ÜRETİMİN FORMÜLÜ DEDEDEN TORUNA
HEM sakız hem de diğer reçelleri geleneksel yöntemlere bağlı kalarak ürettiklerini söyleyen Ebru Vural Bostancı, şu bilgileri paylaştı: “Ürünlerimiz halen bakır kazanlarda kaynatılıyor ve mermer tezgahlar üzerinde soğutuluyor. Bu işin ilk ustası da dedemdi. Dedem babama öğretti, babam da ben ve kardeşime. Bu iş çırağa öğretilecek bir şey değil. Sakız reçelinin üretim formülü aile sırrımız. Ayrıca ürettiğimiz diğer reçel çeşitlerinde de yine Çeşme’de bizim bahçelerimizde yetişen ürünleri kullanıyoruz.
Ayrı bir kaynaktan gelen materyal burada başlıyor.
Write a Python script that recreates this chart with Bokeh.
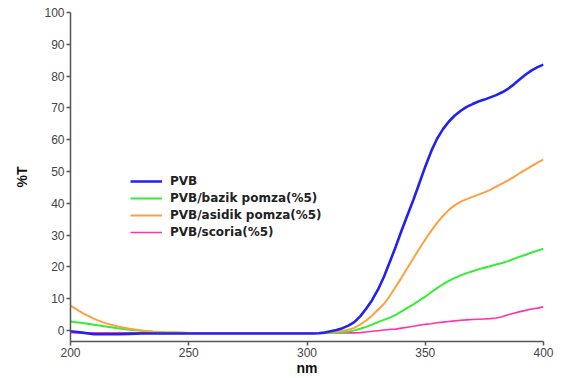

Çeşme’de yetişen ürünler ilçenin sahip olduğu iklim koşulları nedeniyle oldukça aromatik ve kaliteli oluyor. Yeşil incir, Çeşme limonu, sarı turunç ve bergamot reçellerimiz de oldukça ilgi görüyor.”
KISA KISA
* Tat-Sun markasının çıkışının da ilginç bir hikayesi var. Ebru Vural Bostancı, “Tat-Sun’un isim babası dedem. Dedem, sakız reçelini önce tatsınlar sonra da sunsunlardan yola çıkarak bu ismi koymuş” diyor.
* Üretimi kendisini yaptığını söyleyen Ebru Vural Bostancı, mevsime göre sözleşmeli işçilerinin bulunduğunu belirtiyor. Bostancı, günlük 400 kavanoz sakız reçel üretebildiklerini söylüyor.